Nos últimos anos, ainda na farmácia, gostava de dizer que eu tinha sido também "um seu filho" e dizia para os meus filhos que se "considerava sua vó", visto que cuidara deles ainda bebês.

Nos últimos anos de sua vida, sua memória, por vezes, lhe fugia, mas ainda assim, quando nos víamos, gostava de repetir essas pequenas lembranças tão preciosas para mim quanto para ela. Em 2010, fui levar-lhe de presente o livro Menino-Serelepe, e Carmelina foi testemunha de que ela abraçou-me, com olhos úmidos, e disse - Êhe, Guima! Cê foi arteiro, menino! Subia e descia correndo essas escadas e quase deixava sua mãe louca!

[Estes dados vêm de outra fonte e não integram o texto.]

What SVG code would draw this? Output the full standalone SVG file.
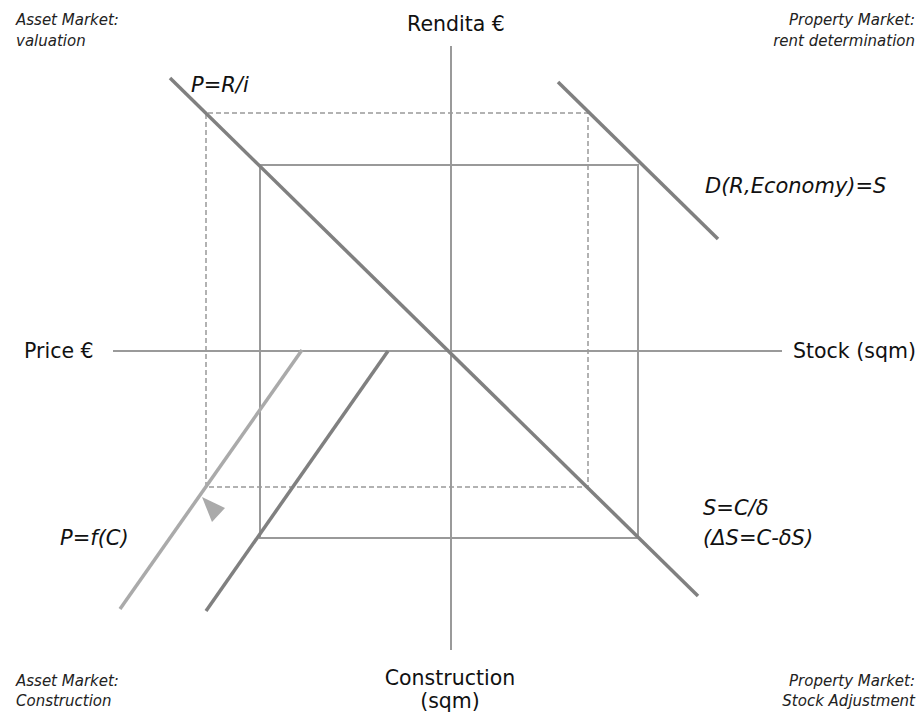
<svg xmlns="http://www.w3.org/2000/svg" width="923" height="713" viewBox="0 0 923 713">
<style>
.axis{stroke:#9a9a9a;stroke-width:2;fill:none}
.box{stroke:#999;stroke-width:2;fill:none}
.dash{stroke:#999;stroke-width:1.5;fill:none;stroke-dasharray:5,3}
.curve{stroke:#808080;stroke-width:3.5;fill:none}
.light{stroke:#aaa;stroke-width:3.5;fill:none}
.ax{font-family:"DejaVu Sans",Verdana,sans-serif;font-size:20.5px;fill:#111}
.q{font-family:"DejaVu Sans",Verdana,sans-serif;font-size:15px;font-style:italic;fill:#222}
.eq{font-family:"DejaVu Sans",Verdana,sans-serif;font-size:21px;font-style:italic;fill:#111}
</style>
<rect width="923" height="713" fill="#fff"/>
<g id="connectors">
<line class="axis" x1="451" y1="46" x2="451" y2="650"/>
<line class="axis" x1="113" y1="351" x2="782" y2="351"/>
<rect class="box" x="260" y="165" width="378" height="373"/>
<polyline class="dash" points="206,487 206,113 588,113 588,487 206,487"/>
<line class="curve" x1="170" y1="78" x2="698" y2="596"/>
<line class="curve" x1="558" y1="82" x2="718" y2="239"/>
<line class="curve" x1="388" y1="351" x2="206" y2="611"/>
<line class="light" x1="302" y1="350" x2="120" y2="609"/>
<polygon points="202,497 225,508 212,522" fill="#aaa"/>
</g>
<g id="axis-labels">
<text class="ax" x="456" y="31" text-anchor="middle">Rendita €</text>
<text class="ax" x="24" y="358">Price €</text>
<text class="ax" x="793" y="358">Stock (sqm)</text>
<text class="ax" x="450" y="685" text-anchor="middle">Construction</text>
<text class="ax" x="450" y="708" text-anchor="middle">(sqm)</text>
</g>
<g id="quadrant-labels">
<text class="q" x="16" y="25">Asset Market:</text>
<text class="q" x="16" y="46">valuation</text>
<text class="q" x="915" y="25" text-anchor="end">Property Market:</text>
<text class="q" x="915" y="46" text-anchor="end">rent determination</text>
<text class="q" x="16" y="686">Asset Market:</text>
<text class="q" x="16" y="706">Construction</text>
<text class="q" x="915" y="686" text-anchor="end">Property Market:</text>
<text class="q" x="915" y="706" text-anchor="end">Stock Adjustment</text>
</g>
<g id="equations">
<text class="eq" x="191" y="92">P=R/i</text>
<text class="eq" x="705" y="193">D(R,Economy)=S</text>
<text class="eq" x="703" y="515">S=C/δ</text>
<text class="eq" x="703" y="545">(ΔS=C-δS)</text>
<text class="eq" x="60" y="545">P=f(C)</text>
</g>
</svg>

Quando faleceu, eu só soube no dia seguinte, às 11 horas da manhã, e, morando em Belo Horizonte, não pude comparecer para a despedida. Orei, então, por ela e por seus filhos, e a tenho conservado respeitosamente em minha memória e em minhas preces, grato por esses ricos anos de minha vida.

  
Anos 1960: Guima, estudante do ginásio, na porta da casa
(1) http://www.guimaguinhas.prosaeverso.net/blog.php?idb=37645
Catarina Monti Bacha nasceu em Pedralva, MG, 22/03/1924. Casada com Antônio Bacha, ficou viúva aos 31 anos. Faleceu em 06/03/2011, aos 86 anos. Teve 5 filhos.
 

(*) O livro Menino-Serelepe - Um antigo menino levado contando vantagem trata-se de uma ficção baseada em fatos reais da vida do autor, numa cidadezinha do interior de Minas Gerais, nos anos 1960.
O livro é de autoria de Antônio Lobo Guimarães, pseudônimo com que Antônio Carlos Guimarães (Guima, de Aguinhas) assina a série MEMÓRIAS DE ÁGUINHAS. Veja acima o tópico Livros à Venda.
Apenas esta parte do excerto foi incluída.